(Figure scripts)
-=-=-

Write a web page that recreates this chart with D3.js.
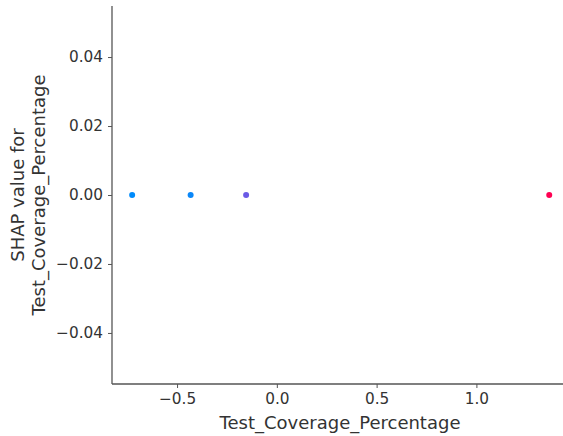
<!DOCTYPE html>
<html>
<head>
<meta charset="utf-8">
<script src="https://cdn.jsdelivr.net/npm/d3@7"></script>
<style>
  body { margin: 0; background: #fff; }
  text { font-family: "DejaVu Sans", sans-serif; fill: #333; }
</style>
</head>
<body>
<svg id="chart" width="563" height="436"></svg>
<script>
// feature values and their SHAP values (all zero here)
const featureValues = [-0.725, -0.432, -0.154, 1.365];
const shapValues = [0, 0, 0, 0];
const pointColors = ["#008bfb", "#0a87f8", "#6a5ae6", "#ff0052"];
const xTicks = [-0.5, 0.0, 0.5, 1.0];
const yTicks = [0.04, 0.02, 0.00, -0.02, -0.04];

const svg = d3.select("#chart");
const plotLeft = 112, plotTop = 6, plotRight = 563, plotBottom = 384;

const xScale = d3.scaleLinear().domain([-0.826, 1.434]).range([plotLeft, plotRight]);
const yScale = d3.scaleLinear().domain([-0.0548, 0.0548]).range([plotBottom, plotTop]);

const xAxis = svg.append("g")
    .attr("transform", "translate(0," + plotBottom + ")")
    .call(d3.axisBottom(xScale).tickValues(xTicks).tickSize(4).tickPadding(5)
        .tickFormat(d => d3.format(".1f")(d).replace("-", "\u2212")));
xAxis.select(".domain").attr("stroke", "#555").attr("stroke-width", 1.3).attr("d", "M" + plotLeft + ",0H" + plotRight);
xAxis.selectAll(".tick line").attr("stroke", "#555");
xAxis.selectAll("text").style("font-size", "15.3px").attr("fill", "#333");

const yAxis = svg.append("g")
    .attr("transform", "translate(" + plotLeft + ",0)")
    .call(d3.axisLeft(yScale).tickValues(yTicks).tickSize(4).tickPadding(5)
        .tickFormat(d => d3.format(".2f")(d).replace("-", "\u2212")));
yAxis.select(".domain").attr("stroke", "#555").attr("stroke-width", 1.3).attr("d", "M0," + plotTop + "V" + plotBottom);
yAxis.selectAll(".tick line").attr("stroke", "#555");
yAxis.selectAll("text").style("font-size", "15.3px").attr("fill", "#333");

// axis labels
svg.append("text")
    .attr("x", 340)
    .attr("y", 429)
    .attr("text-anchor", "middle")
    .style("font-size", "18px")
    .text("Test_Coverage_Percentage");

const yl = svg.append("text")
    .attr("transform", "translate(24," + (plotBottom + plotTop) / 2 + ") rotate(-90)")
    .attr("text-anchor", "middle")
    .style("font-size", "18px");
yl.append("tspan").attr("x", 0).attr("dy", 0).text("SHAP value for");
yl.append("tspan").attr("x", 0).attr("dy", 21).text("Test_Coverage_Percentage");

// points
svg.selectAll(".dot")
    .data(featureValues)
    .enter().append("circle")
    .attr("class", "dot")
    .attr("cx", d => xScale(d))
    .attr("cy", (d, i) => yScale(shapValues[i]))
    .attr("r", 3)
    .attr("fill", (d, i) => pointColors[i]);
</script>
</body>
</html>
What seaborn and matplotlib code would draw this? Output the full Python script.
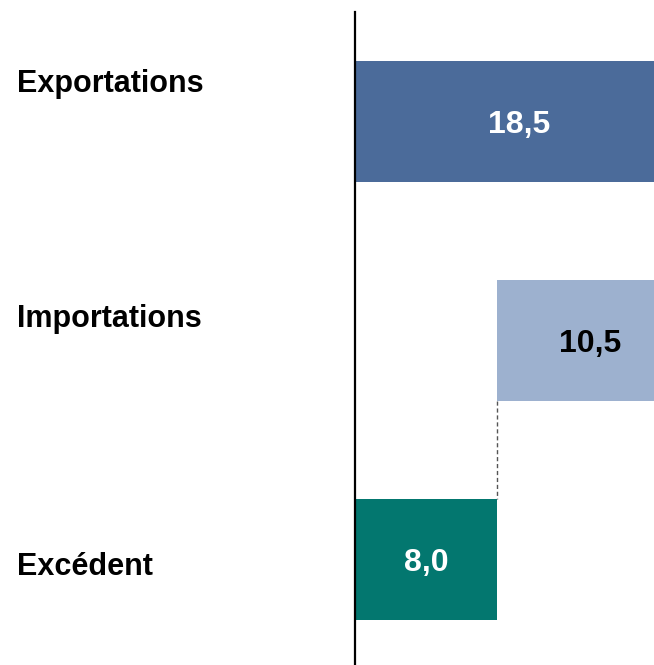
import matplotlib
matplotlib.use("Agg")
import matplotlib.pyplot as plt
import seaborn as sns

# Trade balance waterfall: exports, imports, surplus
categories = ["Exportations", "Importations", "Excédent"]
values = [18.5, 10.5, 8.0]
starts = [0.0, 8.0, 0.0]
value_labels = ["18,5", "10,5", "8,0"]
bar_colors = ["#4B6B9A", "#9DB1CF", "#03776F"]
label_colors = ["white", "black", "white"]

sns.set_theme(style="white")
plt.rcParams["font.family"] = ["Liberation Sans", "DejaVu Sans"]

W, H = 654, 665
fig = plt.figure(figsize=(W / 100, H / 100), dpi=100)
ax = fig.add_axes([355 / W, 0.0, 1 - 355 / W, 1 - 12 / H])

bar_h = 0.553
for cat, val, start, col in zip(categories, values, starts, bar_colors):
    sns.barplot(x=[val], y=[cat], left=start, color=col, order=categories,
                width=bar_h, orient="h", ax=ax, saturation=1, linewidth=0)

# value labels centred on each bar
for i, (val, start, txt, tc) in enumerate(zip(values, starts, value_labels, label_colors)):
    ax.text(start + val / 2, i + 0.015, txt, ha="center", va="center", color=tc,
            fontsize=23, fontweight="bold", clip_on=False)

# connector between imports start and surplus end
ax.plot([starts[1], starts[1]], [1 + bar_h / 2, 2 - bar_h / 2],
        linestyle=(0, (3, 2)), color="#555555", linewidth=1)

ax.set_xlim(0, 16.85)
ax.set_ylim(2.48, -0.5)
ax.set_xlabel("")
ax.set_ylabel("")
ax.set_xticks([])
ax.set_yticks([])
for side in ["top", "right", "bottom"]:
    ax.spines[side].set_visible(False)
ax.spines["left"].set_color("black")
ax.spines["left"].set_linewidth(1.6)

# category names on the left
baselines = [92, 327, 575]
for cat, yb in zip(categories, baselines):
    fig.text(17 / W, 1 - yb / H, cat, ha="left", va="baseline",
             fontsize=22, fontweight="bold", color="black")

fig.savefig("out.png", dpi=100)
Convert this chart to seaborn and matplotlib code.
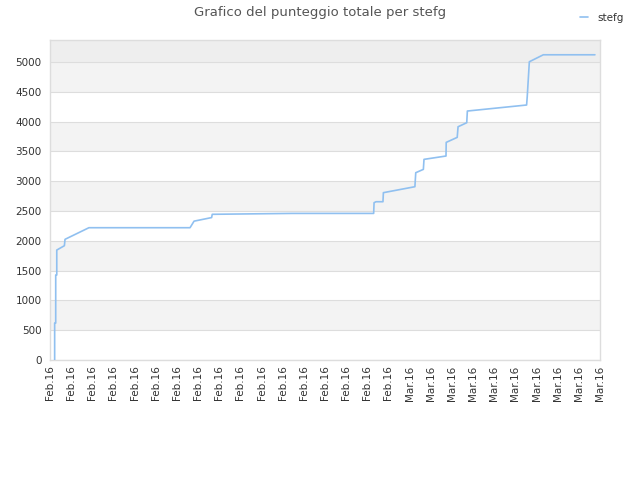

-=-=-

Each line of the data should be quoted exactly, with pictures left out.

• **Exercise output**
Write a web page that recreates this chart with D3.js.
<!DOCTYPE html>
<html>
<head>
<meta charset="utf-8">
<script src="https://cdn.jsdelivr.net/npm/d3@7"></script>
<style>
  body { margin: 0; background: #fff; }
  text { font-family: "DejaVu Sans", sans-serif; fill: #333; }
</style>
</head>
<body>
<svg id="chart" width="563" height="436"></svg>
<script>
// feature values and their SHAP values (all zero here)
const featureValues = [-0.725, -0.432, -0.154, 1.365];
const shapValues = [0, 0, 0, 0];
const pointColors = ["#008bfb", "#0a87f8", "#6a5ae6", "#ff0052"];
const xTicks = [-0.5, 0.0, 0.5, 1.0];
const yTicks = [0.04, 0.02, 0.00, -0.02, -0.04];

const svg = d3.select("#chart");
const plotLeft = 112, plotTop = 6, plotRight = 563, plotBottom = 384;

const xScale = d3.scaleLinear().domain([-0.826, 1.434]).range([plotLeft, plotRight]);
const yScale = d3.scaleLinear().domain([-0.0548, 0.0548]).range([plotBottom, plotTop]);

const xAxis = svg.append("g")
    .attr("transform", "translate(0," + plotBottom + ")")
    .call(d3.axisBottom(xScale).tickValues(xTicks).tickSize(4).tickPadding(5)
        .tickFormat(d => d3.format(".1f")(d).replace("-", "\u2212")));
xAxis.select(".domain").attr("stroke", "#555").attr("stroke-width", 1.3).attr("d", "M" + plotLeft + ",0H" + plotRight);
xAxis.selectAll(".tick line").attr("stroke", "#555");
xAxis.selectAll("text").style("font-size", "15.3px").attr("fill", "#333");

const yAxis = svg.append("g")
    .attr("transform", "translate(" + plotLeft + ",0)")
    .call(d3.axisLeft(yScale).tickValues(yTicks).tickSize(4).tickPadding(5)
        .tickFormat(d => d3.format(".2f")(d).replace("-", "\u2212")));
yAxis.select(".domain").attr("stroke", "#555").attr("stroke-width", 1.3).attr("d", "M0," + plotTop + "V" + plotBottom);
yAxis.selectAll(".tick line").attr("stroke", "#555");
yAxis.selectAll("text").style("font-size", "15.3px").attr("fill", "#333");

// axis labels
svg.append("text")
    .attr("x", 340)
    .attr("y", 429)
    .attr("text-anchor", "middle")
    .style("font-size", "18px")
    .text("Test_Coverage_Percentage");

const yl = svg.append("text")
    .attr("transform", "translate(24," + (plotBottom + plotTop) / 2 + ") rotate(-90)")
    .attr("text-anchor", "middle")
    .style("font-size", "18px");
yl.append("tspan").attr("x", 0).attr("dy", 0).text("SHAP value for");
yl.append("tspan").attr("x", 0).attr("dy", 21).text("Test_Coverage_Percentage");

// points
svg.selectAll(".dot")
    .data(featureValues)
    .enter().append("circle")
    .attr("class", "dot")
    .attr("cx", d => xScale(d))
    .attr("cy", (d, i) => yScale(shapValues[i]))
    .attr("r", 3)
    .attr("fill", (d, i) => pointColors[i]);
</script>
</body>
</html>
What seaborn and matplotlib code would draw this? Output the full Python script.
import matplotlib
matplotlib.use("Agg")
import matplotlib.pyplot as plt
import seaborn as sns

# Trade balance waterfall: exports, imports, surplus
categories = ["Exportations", "Importations", "Excédent"]
values = [18.5, 10.5, 8.0]
starts = [0.0, 8.0, 0.0]
value_labels = ["18,5", "10,5", "8,0"]
bar_colors = ["#4B6B9A", "#9DB1CF", "#03776F"]
label_colors = ["white", "black", "white"]

sns.set_theme(style="white")
plt.rcParams["font.family"] = ["Liberation Sans", "DejaVu Sans"]

W, H = 654, 665
fig = plt.figure(figsize=(W / 100, H / 100), dpi=100)
ax = fig.add_axes([355 / W, 0.0, 1 - 355 / W, 1 - 12 / H])

bar_h = 0.553
for cat, val, start, col in zip(categories, values, starts, bar_colors):
    sns.barplot(x=[val], y=[cat], left=start, color=col, order=categories,
                width=bar_h, orient="h", ax=ax, saturation=1, linewidth=0)

# value labels centred on each bar
for i, (val, start, txt, tc) in enumerate(zip(values, starts, value_labels, label_colors)):
    ax.text(start + val / 2, i + 0.015, txt, ha="center", va="center", color=tc,
            fontsize=23, fontweight="bold", clip_on=False)

# connector between imports start and surplus end
ax.plot([starts[1], starts[1]], [1 + bar_h / 2, 2 - bar_h / 2],
        linestyle=(0, (3, 2)), color="#555555", linewidth=1)

ax.set_xlim(0, 16.85)
ax.set_ylim(2.48, -0.5)
ax.set_xlabel("")
ax.set_ylabel("")
ax.set_xticks([])
ax.set_yticks([])
for side in ["top", "right", "bottom"]:
    ax.spines[side].set_visible(False)
ax.spines["left"].set_color("black")
ax.spines["left"].set_linewidth(1.6)

# category names on the left
baselines = [92, 327, 575]
for cat, yb in zip(categories, baselines):
    fig.text(17 / W, 1 - yb / H, cat, ha="left", va="baseline",
             fontsize=22, fontweight="bold", color="black")

fig.savefig("out.png", dpi=100)
Convert this chart to seaborn and matplotlib code.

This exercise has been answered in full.